→ **TASK OBJECTIVE**
Set the listing down unchanged, minus every embedded image.

→ **EXTRACTED ENTRIES**
+++

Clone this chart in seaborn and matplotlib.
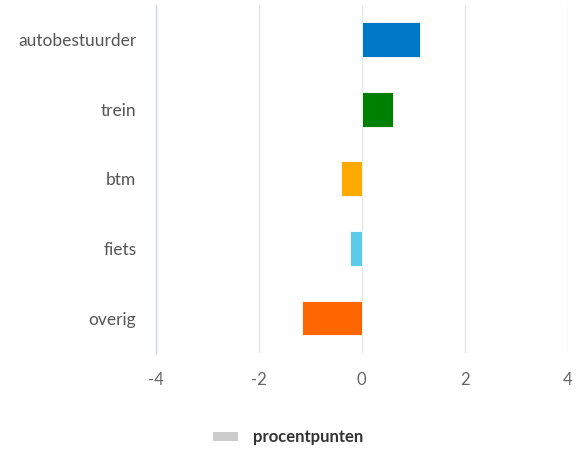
import numpy as np
import pandas as pd
import matplotlib.pyplot as plt
import seaborn as sns
from matplotlib.patches import Patch

# Data
categories = ["autobestuurder", "trein", "btm", "fiets", "overig"]
values = [1.14, 0.60, -0.40, -0.23, -1.17]
colors = ["#0078c8", "#008000", "#ffaa00", "#5bcbeb", "#ff6600"]
x_ticks = [-4, -2, 0, 2, 4]

df = pd.DataFrame({"categorie": categories, "waarde": values})

sns.set_style("white")
plt.rcParams["font.family"] = ["Lato", "DejaVu Sans"]

fig = plt.figure(figsize=(5.77, 4.5), dpi=100)
ax = fig.add_axes([0.270, 0.216, 0.714, 0.773])

sns.barplot(data=df, x="waarde", y="categorie", hue="categorie",
            palette=colors, saturation=1, orient="h", width=0.5,
            legend=False, ax=ax, edgecolor="white", linewidth=0.6, zorder=3)

ax.set_xlim(-4, 4)
ax.set_ylim(4.5, -0.5)
ax.set_xticks(x_ticks)
ax.set_xticklabels([str(t) for t in x_ticks])
ax.grid(axis="x", color="#e6e6e6", linewidth=1, zorder=0)
ax.grid(axis="y", visible=False)
for s in ["top", "right", "bottom"]:
    ax.spines[s].set_visible(False)
ax.spines["left"].set_color("#ccd6eb")
ax.spines["left"].set_linewidth(1)
ax.tick_params(axis="x", length=0, pad=14, labelsize=12, labelcolor="#666666")
ax.tick_params(axis="y", length=0, pad=14, labelsize=12.5, labelcolor="#555555")
ax.set_xlabel("")
ax.set_ylabel("")

handle = Patch(facecolor="#cccccc", edgecolor="none")
fig.legend(handles=[handle], labels=["procentpunten"], loc="center",
           bbox_to_anchor=(0.50, 0.028), frameon=False, handlelength=1.5,
           handleheight=0.4, handletextpad=0.9,
           prop={"weight": "bold", "size": 12})
for t in fig.legends[0].get_texts():
    t.set_color("#333333")

fig.savefig("out.png", dpi=100)
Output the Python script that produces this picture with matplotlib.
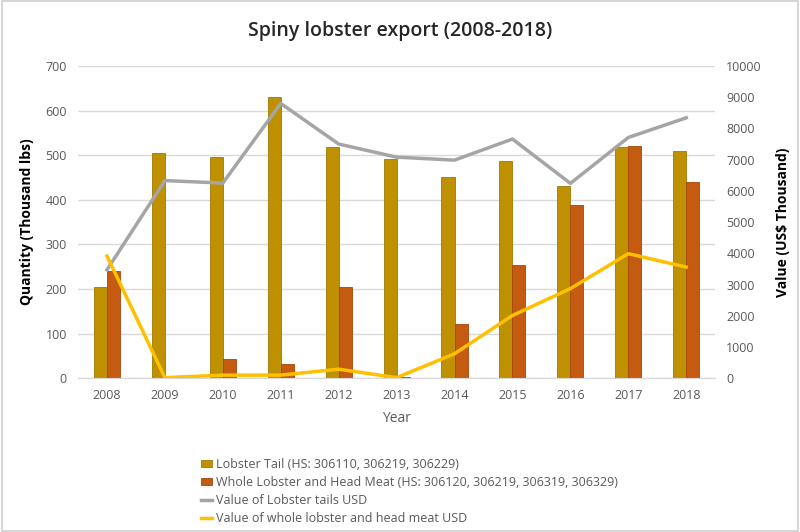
import numpy as np
import matplotlib.pyplot as plt
from matplotlib.patches import Rectangle

plt.rcParams['font.family'] = ['Open Sans', 'DejaVu Sans']

years = ['2008', '2009', '2010', '2011', '2012', '2013', '2014', '2015', '2016', '2017', '2018']
tail_qty = [205, 504, 497, 631, 518, 492, 452, 486, 432, 519, 510]
whole_qty = [241, 0, 44, 32, 205, 2, 122, 254, 388, 521, 440]
tail_value = [3470, 6330, 6250, 8800, 7500, 7080, 6985, 7660, 6240, 7710, 8340]
whole_value = [3915, 20, 100, 100, 290, 20, 785, 2010, 2870, 3990, 3560]

c_tail = '#bf9000'
c_whole = '#c55a11'
c_gray = '#a5a5a5'
c_yellow = '#ffc000'
tick_col = '#595959'

fig = plt.figure(figsize=[8, 5.32], dpi=100)
fig.patches.append(Rectangle((0.002, 0.002), 0.996, 0.996, transform=fig.transFigure,
                             fill=False, edgecolor='#d0d0d0', linewidth=1.2))
ax = fig.add_axes([0.0975, 0.289, 0.7965, 0.587])
ax2 = ax.twinx()

x = np.arange(len(years))
w = 0.225
b1 = ax.bar(x - w / 2, tail_qty, w, color=c_tail, edgecolor='#a07800', linewidth=0.6,
            label='Lobster Tail (HS: 306110, 306219, 306229)', zorder=3)
b2 = ax.bar(x + w / 2, whole_qty, w, color=c_whole, edgecolor='#a8440a', linewidth=0.6,
            label='Whole Lobster and Head Meat (HS: 306120, 306219, 306319, 306329)', zorder=3)
l1, = ax2.plot(x, tail_value, color=c_gray, linewidth=2.5,
               label='Value of Lobster tails USD')
l2, = ax2.plot(x, whole_value, color=c_yellow, linewidth=2.5,
               label='Value of whole lobster and head meat USD')

ax.set_xlim(-0.5, len(years) - 0.5)
ax.set_ylim(0, 700)
ax.set_yticks(range(0, 701, 100))
ax2.set_ylim(0, 10000)
ax2.set_yticks(range(0, 10001, 1000))
ax.set_xticks(x)
ax.set_xticklabels(years)

ax.grid(axis='y', color='#d9d9d9', linewidth=1, zorder=0)
ax.set_axisbelow(True)
for a in (ax, ax2):
    for s in ['top', 'left', 'right']:
        a.spines[s].set_visible(False)
    a.spines['bottom'].set_color('#d9d9d9')
    a.tick_params(length=0, labelsize=9, colors=tick_col, pad=8)

ax.set_xlabel('Year', fontsize=10, color=tick_col, labelpad=6)
ax.set_ylabel('Quantity (Thousand lbs)', fontsize=10, fontweight='bold', labelpad=8)
ax2.set_ylabel('Value (US\\$ Thousand)', fontsize=10, fontweight='bold', labelpad=10)

fig.suptitle('Spiny lobster export (2008-2018)', fontsize=14, fontweight='semibold',
             y=0.96, color='#262626')

fig.legend(handles=[b1, b2, l1, l2], loc='upper left', bbox_to_anchor=(0.245, 0.148),
           frameon=False, fontsize=9, handlelength=0.9, handleheight=0.5, handletextpad=0.3,
           labelspacing=0.4, borderaxespad=0, labelcolor=tick_col)

plt.savefig('out.png', dpi=100)
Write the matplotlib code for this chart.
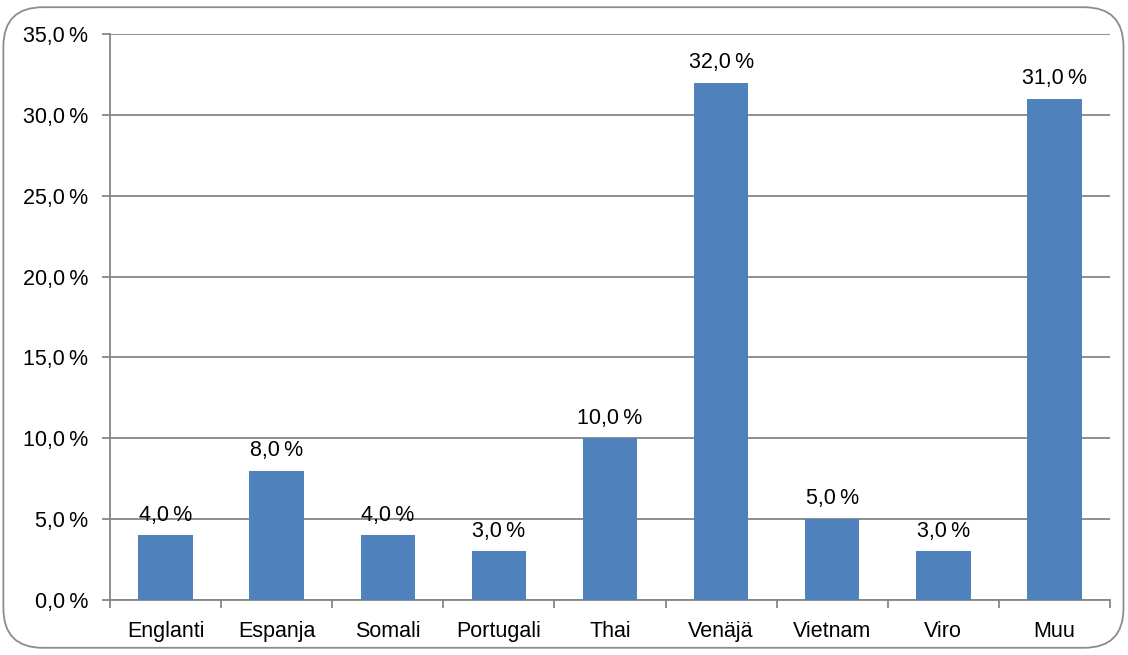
import matplotlib.pyplot as plt
from matplotlib.patches import FancyBboxPatch
from matplotlib.ticker import FuncFormatter, MultipleLocator
import numpy as np

# Data
languages = ['Englanti', 'Espanja', 'Somali', 'Portugali', 'Thai',
             'Venäjä', 'Vietnam', 'Viro', 'Muu']
shares = [4.0, 8.0, 4.0, 3.0, 10.0, 32.0, 5.0, 3.0, 31.0]

bar_color = '#4F81BD'
grid_color = '#868686'
text_color = '#000000'
fsize = 15.5

plt.rcParams['font.family'] = ['Liberation Sans', 'DejaVu Sans']


def pct(v, pos=None):
    return f'{v:.1f}'.replace('.', ',') + '\u2009%'


fig = plt.figure(figsize=(11.28, 6.55), dpi=100)
ax = fig.add_axes([0.0975, 0.084, 0.8865, 0.864])

x = np.arange(len(languages))
bars = ax.bar(x, shares, width=0.49, color=bar_color, zorder=3)

for b, v in zip(bars, shares):
    ax.annotate(pct(v), (b.get_x() + b.get_width() / 2, v),
                xytext=(0, 7), textcoords='offset points',
                ha='center', va='bottom', fontsize=fsize, color=text_color)

ax.set_xlim(-0.5, len(languages) - 0.5)
ax.set_ylim(0, 35)
ax.yaxis.set_major_locator(MultipleLocator(5))
ax.yaxis.set_major_formatter(FuncFormatter(pct))
ax.grid(axis='y', color=grid_color, linewidth=1.3, zorder=0)

ax.set_xticks(x)
ax.set_xticklabels(languages)
ax.set_xticks(np.arange(-0.5, len(languages)), minor=True)
ax.tick_params(axis='x', which='major', length=0, pad=15, labelsize=fsize)
ax.tick_params(axis='x', which='minor', length=6, width=1.3, color=grid_color)
ax.tick_params(axis='y', length=6, width=1.3, color=grid_color, pad=9.5,
               labelsize=fsize)

for side in ['top', 'right']:
    ax.spines[side].set_visible(False)
for side in ['left', 'bottom']:
    ax.spines[side].set_color(grid_color)
    ax.spines[side].set_linewidth(1.3)

# Rounded outer frame
frame = FancyBboxPatch((0.003, 0.011), 0.993, 0.978,
                       boxstyle='round,pad=0,rounding_size=0.035',
                       transform=fig.transFigure, fill=False,
                       edgecolor='#8c8c8c', linewidth=1.3,
                       mutation_aspect=1128 / 655)
fig.patches.append(frame)

fig.savefig('out.png', dpi=100)
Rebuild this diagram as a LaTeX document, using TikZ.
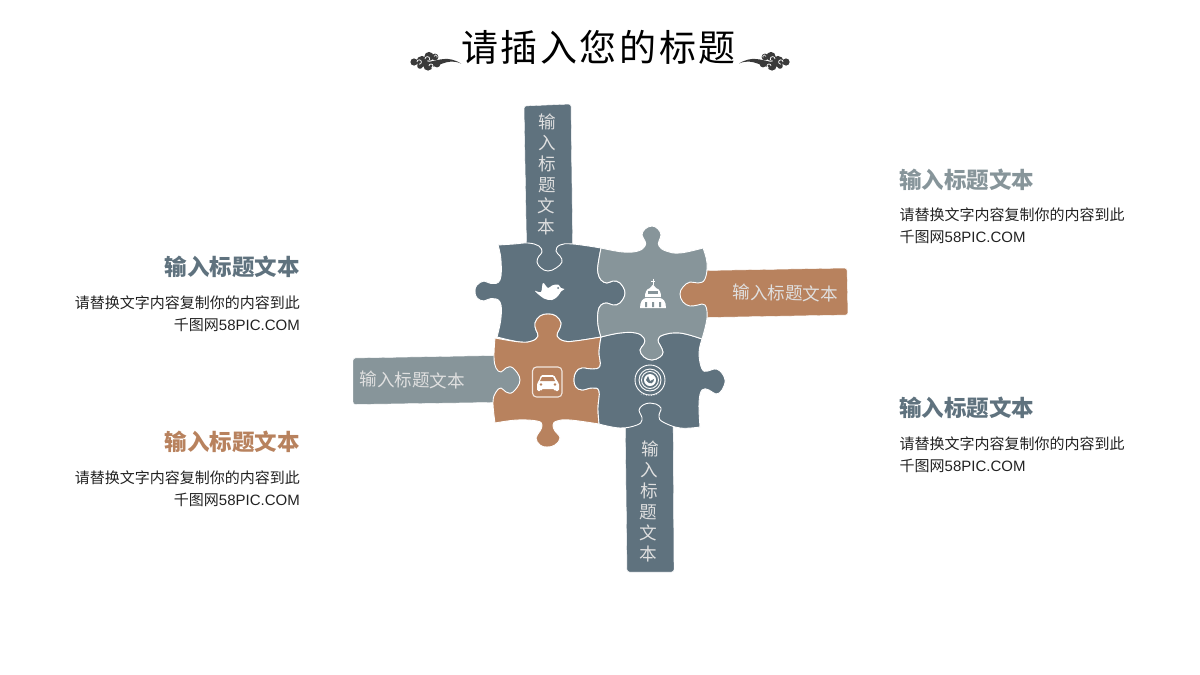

+++

→ **RESULT**
Clone this chart in seaborn and matplotlib.
import numpy as np
import pandas as pd
import matplotlib.pyplot as plt
import seaborn as sns
from matplotlib.patches import Patch

# Data
categories = ["autobestuurder", "trein", "btm", "fiets", "overig"]
values = [1.14, 0.60, -0.40, -0.23, -1.17]
colors = ["#0078c8", "#008000", "#ffaa00", "#5bcbeb", "#ff6600"]
x_ticks = [-4, -2, 0, 2, 4]

df = pd.DataFrame({"categorie": categories, "waarde": values})

sns.set_style("white")
plt.rcParams["font.family"] = ["Lato", "DejaVu Sans"]

fig = plt.figure(figsize=(5.77, 4.5), dpi=100)
ax = fig.add_axes([0.270, 0.216, 0.714, 0.773])

sns.barplot(data=df, x="waarde", y="categorie", hue="categorie",
            palette=colors, saturation=1, orient="h", width=0.5,
            legend=False, ax=ax, edgecolor="white", linewidth=0.6, zorder=3)

ax.set_xlim(-4, 4)
ax.set_ylim(4.5, -0.5)
ax.set_xticks(x_ticks)
ax.set_xticklabels([str(t) for t in x_ticks])
ax.grid(axis="x", color="#e6e6e6", linewidth=1, zorder=0)
ax.grid(axis="y", visible=False)
for s in ["top", "right", "bottom"]:
    ax.spines[s].set_visible(False)
ax.spines["left"].set_color("#ccd6eb")
ax.spines["left"].set_linewidth(1)
ax.tick_params(axis="x", length=0, pad=14, labelsize=12, labelcolor="#666666")
ax.tick_params(axis="y", length=0, pad=14, labelsize=12.5, labelcolor="#555555")
ax.set_xlabel("")
ax.set_ylabel("")

handle = Patch(facecolor="#cccccc", edgecolor="none")
fig.legend(handles=[handle], labels=["procentpunten"], loc="center",
           bbox_to_anchor=(0.50, 0.028), frameon=False, handlelength=1.5,
           handleheight=0.4, handletextpad=0.9,
           prop={"weight": "bold", "size": 12})
for t in fig.legends[0].get_texts():
    t.set_color("#333333")

fig.savefig("out.png", dpi=100)
Output the Python script that produces this picture with matplotlib.
import numpy as np
import matplotlib.pyplot as plt
from matplotlib.patches import Rectangle

plt.rcParams['font.family'] = ['Open Sans', 'DejaVu Sans']

years = ['2008', '2009', '2010', '2011', '2012', '2013', '2014', '2015', '2016', '2017', '2018']
tail_qty = [205, 504, 497, 631, 518, 492, 452, 486, 432, 519, 510]
whole_qty = [241, 0, 44, 32, 205, 2, 122, 254, 388, 521, 440]
tail_value = [3470, 6330, 6250, 8800, 7500, 7080, 6985, 7660, 6240, 7710, 8340]
whole_value = [3915, 20, 100, 100, 290, 20, 785, 2010, 2870, 3990, 3560]

c_tail = '#bf9000'
c_whole = '#c55a11'
c_gray = '#a5a5a5'
c_yellow = '#ffc000'
tick_col = '#595959'

fig = plt.figure(figsize=[8, 5.32], dpi=100)
fig.patches.append(Rectangle((0.002, 0.002), 0.996, 0.996, transform=fig.transFigure,
                             fill=False, edgecolor='#d0d0d0', linewidth=1.2))
ax = fig.add_axes([0.0975, 0.289, 0.7965, 0.587])
ax2 = ax.twinx()

x = np.arange(len(years))
w = 0.225
b1 = ax.bar(x - w / 2, tail_qty, w, color=c_tail, edgecolor='#a07800', linewidth=0.6,
            label='Lobster Tail (HS: 306110, 306219, 306229)', zorder=3)
b2 = ax.bar(x + w / 2, whole_qty, w, color=c_whole, edgecolor='#a8440a', linewidth=0.6,
            label='Whole Lobster and Head Meat (HS: 306120, 306219, 306319, 306329)', zorder=3)
l1, = ax2.plot(x, tail_value, color=c_gray, linewidth=2.5,
               label='Value of Lobster tails USD')
l2, = ax2.plot(x, whole_value, color=c_yellow, linewidth=2.5,
               label='Value of whole lobster and head meat USD')

ax.set_xlim(-0.5, len(years) - 0.5)
ax.set_ylim(0, 700)
ax.set_yticks(range(0, 701, 100))
ax2.set_ylim(0, 10000)
ax2.set_yticks(range(0, 10001, 1000))
ax.set_xticks(x)
ax.set_xticklabels(years)

ax.grid(axis='y', color='#d9d9d9', linewidth=1, zorder=0)
ax.set_axisbelow(True)
for a in (ax, ax2):
    for s in ['top', 'left', 'right']:
        a.spines[s].set_visible(False)
    a.spines['bottom'].set_color('#d9d9d9')
    a.tick_params(length=0, labelsize=9, colors=tick_col, pad=8)

ax.set_xlabel('Year', fontsize=10, color=tick_col, labelpad=6)
ax.set_ylabel('Quantity (Thousand lbs)', fontsize=10, fontweight='bold', labelpad=8)
ax2.set_ylabel('Value (US\\$ Thousand)', fontsize=10, fontweight='bold', labelpad=10)

fig.suptitle('Spiny lobster export (2008-2018)', fontsize=14, fontweight='semibold',
             y=0.96, color='#262626')

fig.legend(handles=[b1, b2, l1, l2], loc='upper left', bbox_to_anchor=(0.245, 0.148),
           frameon=False, fontsize=9, handlelength=0.9, handleheight=0.5, handletextpad=0.3,
           labelspacing=0.4, borderaxespad=0, labelcolor=tick_col)

plt.savefig('out.png', dpi=100)
Write the matplotlib code for this chart.
import matplotlib.pyplot as plt
from matplotlib.patches import FancyBboxPatch
from matplotlib.ticker import FuncFormatter, MultipleLocator
import numpy as np

# Data
languages = ['Englanti', 'Espanja', 'Somali', 'Portugali', 'Thai',
             'Venäjä', 'Vietnam', 'Viro', 'Muu']
shares = [4.0, 8.0, 4.0, 3.0, 10.0, 32.0, 5.0, 3.0, 31.0]

bar_color = '#4F81BD'
grid_color = '#868686'
text_color = '#000000'
fsize = 15.5

plt.rcParams['font.family'] = ['Liberation Sans', 'DejaVu Sans']


def pct(v, pos=None):
    return f'{v:.1f}'.replace('.', ',') + '\u2009%'


fig = plt.figure(figsize=(11.28, 6.55), dpi=100)
ax = fig.add_axes([0.0975, 0.084, 0.8865, 0.864])

x = np.arange(len(languages))
bars = ax.bar(x, shares, width=0.49, color=bar_color, zorder=3)

for b, v in zip(bars, shares):
    ax.annotate(pct(v), (b.get_x() + b.get_width() / 2, v),
                xytext=(0, 7), textcoords='offset points',
                ha='center', va='bottom', fontsize=fsize, color=text_color)

ax.set_xlim(-0.5, len(languages) - 0.5)
ax.set_ylim(0, 35)
ax.yaxis.set_major_locator(MultipleLocator(5))
ax.yaxis.set_major_formatter(FuncFormatter(pct))
ax.grid(axis='y', color=grid_color, linewidth=1.3, zorder=0)

ax.set_xticks(x)
ax.set_xticklabels(languages)
ax.set_xticks(np.arange(-0.5, len(languages)), minor=True)
ax.tick_params(axis='x', which='major', length=0, pad=15, labelsize=fsize)
ax.tick_params(axis='x', which='minor', length=6, width=1.3, color=grid_color)
ax.tick_params(axis='y', length=6, width=1.3, color=grid_color, pad=9.5,
               labelsize=fsize)

for side in ['top', 'right']:
    ax.spines[side].set_visible(False)
for side in ['left', 'bottom']:
    ax.spines[side].set_color(grid_color)
    ax.spines[side].set_linewidth(1.3)

# Rounded outer frame
frame = FancyBboxPatch((0.003, 0.011), 0.993, 0.978,
                       boxstyle='round,pad=0,rounding_size=0.035',
                       transform=fig.transFigure, fill=False,
                       edgecolor='#8c8c8c', linewidth=1.3,
                       mutation_aspect=1128 / 655)
fig.patches.append(frame)

fig.savefig('out.png', dpi=100)
Rebuild this diagram as a LaTeX document, using TikZ.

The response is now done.